Climate Change Impacts on Groundwater Recharge in a Low-Mountain Area, Eskasoni First Nation, Nova Scotia, Canada.

In cold regions, snowmelt is an important source of groundwater recharge and spring streamflow. However, in a warming climate the factors governing snowmelt recharge dynamics are expected to change. The amount and timing of groundwater recharge may be altered through changes in air temperature and soil ice content, and the shift from less snow towards more winter rain. While declining snowpacks have been linked to reduced summertime low flows, the impact of a precipitation phase shift on groundwater resources is not well understood. This study investigates whether snowmelt is more effective than rainfall at recharging groundwater under future climate conditions in the Christmas Brook watershed of Eskasoni First Nation, Nova Scotia, Canada (45°57′45″N,60°34′59″W), where the local community relies on groundwater as a potable water source.

We monitored hourly precipitation, snow depth, groundwater level, soil moisture and temperature, and streamflow across three landscape types at differing topographic positions. We used field observations to calibrate the Simultaneous Heat and Water (SHAW) model, a one-dimensional critical zone model that simulates coupled heat, water, and solute transport through canopy, snow, residue, and soil as well as the consideration of freeze-thaw processes. Simulations were run over historical, mid-century, and end-of-century periods to quantify differences in recharge between rain versus snow recharge events under climate change.

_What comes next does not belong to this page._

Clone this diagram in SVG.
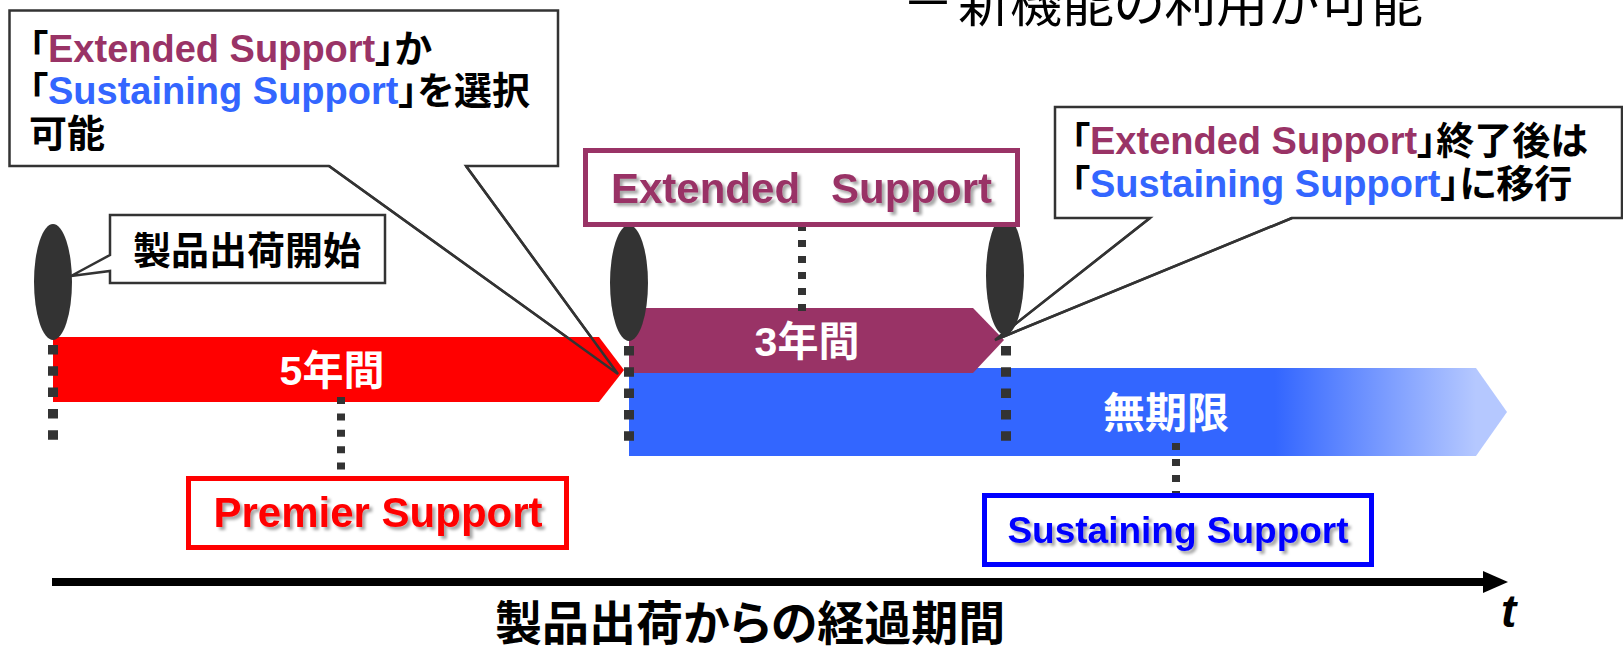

Preliminary results indicate snowmelt historically makes up a significant proportion of groundwater recharge. However, the region experiences recharge events year-round from a combination of snowmelt and rainfall. By the year 2100, the simulated snowpack depth declined 40% on average from historical observations. Additionally, the annual number of days with snow cover reduced to around one third of the historical count. Overall, evolutions in snow cover and melt patterns, as well as soil ice content, shifted recharge dynamics in the watershed. The results illustrate the complex mechanisms controlling groundwater recharge in cold regions and the utility of modelling to understand how decreases in snow and increases in rain will impact groundwater resources.